Conventional electroplating equipment includes various configurations for addressing these as well as other problems for ensuring relatively uniform electroplating. Suitable circulation of the electrolyte is required for promoting electroplating uniformity, and care is required for properly aligning the cathode and anode to reduce undesirable flux spreading. For example, one type of conventional electroplating apparatus mounts the cathode at the bottom of an electrolyte bathing cell, with the anode being spaced above and parallel to the cathode. Since the article is at a common depth in the cell, the electroplating process is less susceptible to vertically occurring variations in the process due to buoyancy or gravity effects or other convection effects occurring during the process. For example, ion depletion in the electrolyte adjacent to the article will create local currents which will have a common effect along the horizontal extent of the article, but can vary vertically.
Also, in the electrodeposition of magnetic materials, e.g. permalloy, resulting gases are produced in the process which result in bubbles being generated at the article surface. Of course, bubbles are buoyancy driven upwardly, and horizontally positioning the article reduces adverse effects therefrom.
Enhanced uniformity in metal deposition is typically promoted by suitable agitation of the electrolyte in the cell. However, agitation by a unidirectional flow of the electrolyte is typically undesirable since it can cause monotonically decreasing mass-transfer effectiveness along the direction of flow.
Paddles positioned near the article are now commonly used to agitate the electrolyte in the cell. However, because plating is a long process, often occurring 24 hours a day, 7 days a week, the paddle must run continuously. If the paddle stops, the article being plated may have to be discarded, leading to delays in production and expense.
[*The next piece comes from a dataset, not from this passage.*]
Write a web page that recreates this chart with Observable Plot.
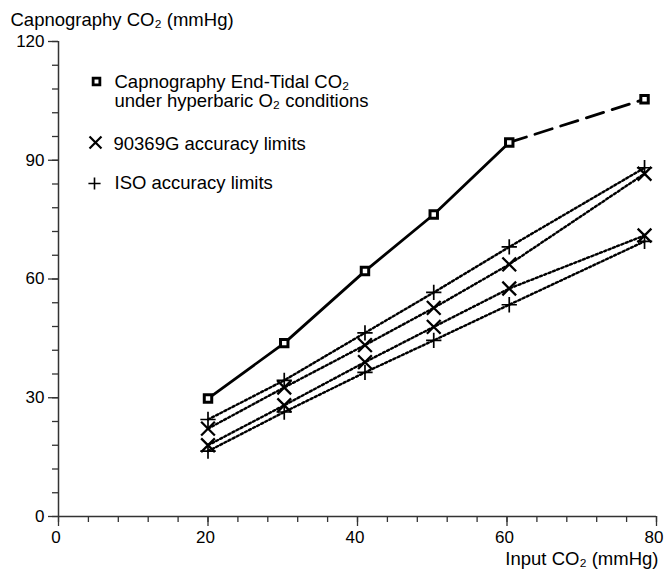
<!DOCTYPE html>
<html>
<head>
<meta charset="utf-8">
<script src="https://cdn.jsdelivr.net/npm/d3@7"></script>
<script src="https://cdn.jsdelivr.net/npm/@observablehq/plot@0.6"></script>
<style>
  html, body { margin: 0; padding: 0; background: #fff; }
  #chart svg { display: block; }
</style>
</head>
<body>
<div id="chart"></div>
<script>
// ---- data ----
const inputCO2    = [20, 30.2, 41, 50.2, 60.3, 78.4];
const etco2       = [29.8, 43.8, 62.0, 76.3, 94.5, 105.4];
const g90369Upper = [22.2, 32.6, 43.3, 52.7, 63.7, 86.6];
const g90369Lower = [18.0, 28.1, 39.0, 47.9, 57.6, 71.0];
const isoUpper    = [24.5, 34.4, 46.4, 56.6, 68.1, 88.1];
const isoLower    = [16.5, 26.4, 36.4, 44.5, 53.5, 69.5];

const xMajorTicks = [0, 20, 40, 60, 80];
const xMinorTicks = d3.range(0, 81, 4);
const yMajorTicks = [0, 30, 60, 90, 120];
const yMinorTicks = d3.range(0, 121, 6);

const yTitle = "Capnography CO\u2082 (mmHg)";
const xTitle = "Input CO\u2082 (mmHg)";
const legendLabels = [
  "Capnography End-Tidal CO\u2082",
  "under hyperbaric O\u2082 conditions",
  "90369G accuracy limits",
  "ISO accuracy limits"
];

// build tables
const pts = (ys) => inputCO2.map((x, i) => ({x, y: ys[i]}));
const etPts = pts(etco2);
const etSolid = etPts.slice(0, 5);
const etDashed = etPts.slice(4);
const gU = pts(g90369Upper), gL = pts(g90369Lower);
const iU = pts(isoUpper), iL = pts(isoLower);

const ink = "#000";
const axisInk = "#333";
const dotted = {x: "x", y: "y", stroke: ink, strokeWidth: 2.4, strokeDasharray: "2.2,2.4"};
const txt = 18.5;
const T = {textAnchor: "start", lineAnchor: "middle", fontSize: txt};

const chart = Plot.plot({
  width: 664,
  height: 569,
  marginTop: 41,
  marginRight: 8,
  marginBottom: 53,
  marginLeft: 58,
  style: {fontFamily: "'Liberation Sans', Arial, sans-serif", fontSize: "17px", color: "#000", background: "#fff"},
  x: {domain: [0, 80]},
  y: {domain: [0, 120]},
  marks: [
    // axes
    Plot.axisX(xMinorTicks, {tickSize: 6, text: null, label: null, stroke: axisInk, strokeWidth: 1.3}),
    Plot.axisX(xMajorTicks, {tickSize: 10, text: null, label: null, stroke: axisInk, strokeWidth: 1.3}),
    Plot.axisX(xMajorTicks, {tickSize: 0, tickPadding: 14, dx: -2.5, fontSize: 17, label: null}),
    Plot.axisY(yMinorTicks, {tickSize: 6, text: null, label: null, stroke: axisInk, strokeWidth: 1.3}),
    Plot.axisY(yMajorTicks, {tickSize: 10, tickPadding: 4, stroke: axisInk, strokeWidth: 1.3, fontSize: 17, label: null}),
    Plot.ruleY([0], {stroke: axisInk, strokeWidth: 1.5}),
    Plot.ruleX([0], {stroke: axisInk, strokeWidth: 1.5}),

    // titles
    Plot.text([yTitle], {...T, frameAnchor: "top-left", dx: -48, dy: -21}),
    Plot.text([xTitle], {...T, textAnchor: "end", frameAnchor: "bottom-right", dx: 2, dy: 42.5}),

    // limit lines (dotted)
    Plot.line(iU, dotted),
    Plot.line(gU, dotted),
    Plot.line(gL, dotted),
    Plot.line(iL, dotted),

    // ETCO2 line
    Plot.line(etSolid, {x: "x", y: "y", stroke: ink, strokeWidth: 2.8}),
    Plot.line(etDashed, {x: "x", y: "y", stroke: ink, strokeWidth: 2.8, strokeDasharray: "18,9"}),

    // markers
    Plot.dot(iU, {x: "x", y: "y", symbol: "plus", r: 5, stroke: ink, strokeWidth: 1.7}),
    Plot.dot(iL, {x: "x", y: "y", symbol: "plus", r: 5, stroke: ink, strokeWidth: 1.7}),
    Plot.dot(gU, {x: "x", y: "y", symbol: "times", r: 6.3, stroke: ink, strokeWidth: 2.3}),
    Plot.dot(gL, {x: "x", y: "y", symbol: "times", r: 6.3, stroke: ink, strokeWidth: 2.3}),
    Plot.dot(etPts, {x: "x", y: "y", symbol: "square", r: 4.2, fill: "#fff", stroke: ink, strokeWidth: 3}),

    // legend
    Plot.dot([0], {frameAnchor: "top-left", dx: 38, dy: 40, symbol: "square", r: 3.8, fill: "#fff", stroke: ink, strokeWidth: 2.8}),
    Plot.dot([0], {frameAnchor: "top-left", dx: 37, dy: 101, symbol: "times", r: 5.5, stroke: ink, strokeWidth: 2.2}),
    Plot.dot([0], {frameAnchor: "top-left", dx: 36, dy: 142, symbol: "plus", r: 4, stroke: ink, strokeWidth: 1.6}),
    Plot.text([legendLabels[0]], {...T, frameAnchor: "top-left", dx: 56, dy: 41}),
    Plot.text([legendLabels[1]], {...T, frameAnchor: "top-left", dx: 56, dy: 60}),
    Plot.text([legendLabels[2]], {...T, frameAnchor: "top-left", dx: 55, dy: 103}),
    Plot.text([legendLabels[3]], {...T, frameAnchor: "top-left", dx: 56, dy: 142})
  ]
});

document.getElementById("chart").appendChild(chart);
</script>
</body>
</html>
Thus, reliability is a key issue in any wafer fabrication process. The most reliable prior art paddle drive mechanism is a slider crank mechanism. This is attributable to a non-reversing motor, operating in one direction at a single speed, and no need for limit switches or sensors since over travel is impossible.
FIG. 1 depicts a prior art electroplating cell using a slider crank mechanism to drive the paddle, as described in U.S. Pat. No. 3,652,442. As shown, a bath container 110 is surrounded by a magnetic source 112. A cathode 114 is positioned in the bath container 110 and supports the object being plated. An anode 124 is positioned below the level of the fluid 130 in the bath container 110 and above the cathode 114. The bath is agitated during plating by a motor 132 which is connected to a carrier 136 by a linkage 134. When the motor 132 is energized, it pushes and pulls the carrier 136. The carrier 136 in turn moves a base portion 135 continuously in a path back and forth along the length of the cathode 114 and just above the surface of the cathode 114. As a result, a homogenization of the bath solution 130 occurs on the surface of the cathode 114.
The problem with this mechanism is that the base portion 135 follows a sinusoidal velocity profile, i.e., is not constant over the cathode 114. See FIG. 2, which depicts a velocity profile 200 of the base portion 135 across the cathode 114. This type of velocity profile results in uneven film deposition, as the base portion 135 moves faster over certain portions of the object being plated.
As shown in FIG. 2, the velocity of the base portion 135 increases towards its fastest point at about 90 degrees rotation, roughly corresponding to the center of the cathode 114, and decreases as it moves towards 180 degrees and away from the center of the cathode 114. The base portion 135 behaves similarly between 180 and 360 degrees of rotation, where it travels in the reverse direction.
It is more desirable to have a constant velocity over the object being plated. A constant velocity provides the most uniform film deposition.
The most common approach to achieving semi-constant velocity over the wafer is to use programmable motors, such as rotary motors with a worm screw, or linear conversion actuators. These motors provide a generally trapezoidal velocity profile. However, the problem with such drive systems is they are very complex, making them less reliable. This is true particularly in light of the long duty cycles involved in plating.
Programmable motors most often use steps or counts to determine position. If electrical noise causes the drive mechanism to lose (or gain) counts, the mechanism may travel too far, possibly impacting the cell wall, or not far enough and stall. To overcome this problem, the prior art has used limit switches. If a slider drive mechanism triggers a limit switch, the position of the drive assembly is reset to a default position before the drive is re-initiated in the desired mode. However, if this happens more than one or two times, the plating process may be adversely affected and the wafer may need to be discarded.
It is desirable to provide not only high uniform thickness and composition in an electrodeposition article, but also do so in an apparatus capable of reliable operation even when used for high-volume manufacturing. What is needed is a drive mechanism having the reliability of a slider crank with its non-reversing motor and absence of over travel and limit sensing requirements, with the functionality of programmable drive schemes.